What is the end result of thrombosis in the superficial veins of the leg
Congestion, swelling, pain and tenderness
What is the result of thrombosis in the deep veins of the leg
There can be foot and ankle oedema however it may also be asymptomatic and only recognised when it embolises.
What is an embolus
A detached intravascular liquid or gaseous mass that is carried by the blood to a site distant from its origin.
What is a thromboembolus
An embolus arising from a thrombus (99% of cases)
What are some rare forms of emboli
Bone or bone marrow fragments, atheromatous debris, fat droplets, tumour cells, foreign bodies, bubbles of air or nitrogen.
What is the origin of most pulmonary emboli
Thrombi in the deep veins of the lower leg, and second most commonly from the pelvis.
How can you tell after death that what is present in the blood vessel is an embolus
The calibre of an embolus is different from that of the vessel it becomes lodged in.
What is the name given to an embolus that lodges at the bifurcation of an artery
A saddle embolus
What is the outcome associated with saddle emboli
Collapse and sudden death
What is a paradoxical embolism
A pulmonary embolism that gains access to the systemic circulation as a result of an interatrial or interventricular defect.
What is often a feature of pulmonary infarction
They are often haemorrhagic.
What is an infarct
An area of ischaemic necrosis
What causes an infarct
Occlusion of arterial supply or venous drainage in a particular tissue.
What are the factors which influence the development of an infarct
- The nature of the vascular supply (single or dual)
- The rate of development of the occlusion
- The vulnerability of the affected tissue to hypoxia
- The oxygen content of the blood
How does the nature of the vascular supply affect the development of an infarct
A lot of organs have a single blood supply however some such as the lung and the small bowel have a dual blood supply.
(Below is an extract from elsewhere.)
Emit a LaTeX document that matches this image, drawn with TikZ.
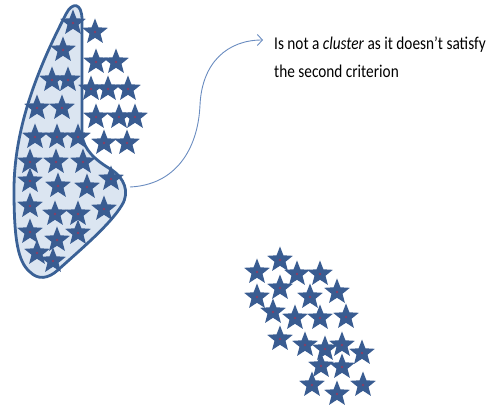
\documentclass[tikz,border=0pt]{standalone}
\usepackage{fontspec}
\setmainfont{Carlito}
\usetikzlibrary{arrows.meta}
\definecolor{starblue}{HTML}{395C91}
\definecolor{stardot}{HTML}{8A3E63}
\definecolor{shapefill}{HTML}{DBE5F1}
\definecolor{shapeline}{HTML}{3A6196}
\definecolor{arrowcol}{HTML}{6A8CC0}
\tikzset{
  st/.pic={
    \fill[starblue] (-90:13.5) -- (-54:5.8) -- (-18:13.5) -- (18:5.8) -- (54:13.5) -- (90:5.8)
      -- (126:13.5) -- (162:5.8) -- (198:13.5) -- (234:5.8) -- cycle;
    \fill[stardot] (0,0) circle (1.3);
  },
  lbl/.style={font=\fontsize{18}{22}\selectfont, inner sep=0pt, anchor=base west, xscale=0.85, transform shape}
}
\begin{document}
\begin{tikzpicture}[x=1pt,y=-1pt]
\useasboundingbox (0,0) rectangle (491,411);
% cluster outline
\draw[shapeline, fill=shapefill, line width=2.8pt, line join=round]
  (82,135) -- (82,20) .. controls (82,2) and (72,2) .. (66,14)
  .. controls (45,55) and (14,120) .. (14,190)
  .. controls (14,240) and (18,262) .. (30,272)
  .. controls (38,280) and (48,279) .. (58,270)
  .. controls (80,250) and (110,225) .. (122,205)
  .. controls (130,192) and (124,178) .. (112,170)
  .. controls (95,160) and (84,150) .. (82,135) -- cycle;
% left group stars
\foreach \x/\y in {73/23,95/32,63/50,96/62,116/62,52/80,68/80,91/89,108/89,128/89,
  37/108,62/108,96/117,119/117,135/117,35/137,57/137,78/137,104/143,127/143,
  30/162,56/162,83/162,30/181,58/186,87/187,111/179,30/206,55/214,78/214,104/209,
  30/232,57/240,78/233,37/253,53/261}
  \pic at (\x,\y) {st};
% right group stars
\foreach \x/\y in {280/260,257/272,297/274,320/274,280/288,257/297,310/297,337/292,
  273/312,295/318,320/318,346/317,280/339,305/345,325/349,342/345,362/353,
  321/366,342/367,312/385,337/394,363/385}
  \pic at (\x,\y) {st};
% annotation
\coordinate (from) at (130,187);
\node[lbl] (t1) at (274,50) {Is not a \textit{cluster} as it doesn’t satisfy};
\node[lbl] (t2) at (274,78) {the second criterion};
\coordinate (tip) at (263,40);
\draw[arrowcol, line width=0.9pt, -{Straight Barb[length=5pt,width=11pt]}]
  (from) .. controls (175,185) and (198,150) .. (200,105)
  .. controls (202,62) and (228,40) .. (tip);
\end{tikzpicture}
\end{document}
In these organs when one blood vessel is obstructed, the other will still be supplying blood so infarct will not happen as quickly.
Which type of tissues are more vulnerable to hypoxia as a result of infarct
Those which are more metabolically active such as the heart.
What are the three types of infarct
Red (haemorrhagic), white (anaemic) and septic.
In what situations does a red (haemorrhagic) infarct form
When there is venous occlusion (so blood cannot be returned through the venous system and pressure builds), in loose tissues and in tissue with a dual blood supply.
In what situations does a white (anaemic) infarct form
When there is arterial occlusion and in solid organs such as the heart and the spleen.
In what situations does a septic infarct form
In infected infarcts.
What can be seen in histology of an infarct
Ischaemic coagulative necrosis (minutes to days), an inflammatory response (hours - 7 days), reparative response (1-2 weeks) and scarring (2 weeks-2 months)
What is the repair process in infarction
Inflammation and scarring as infarct is irreparable.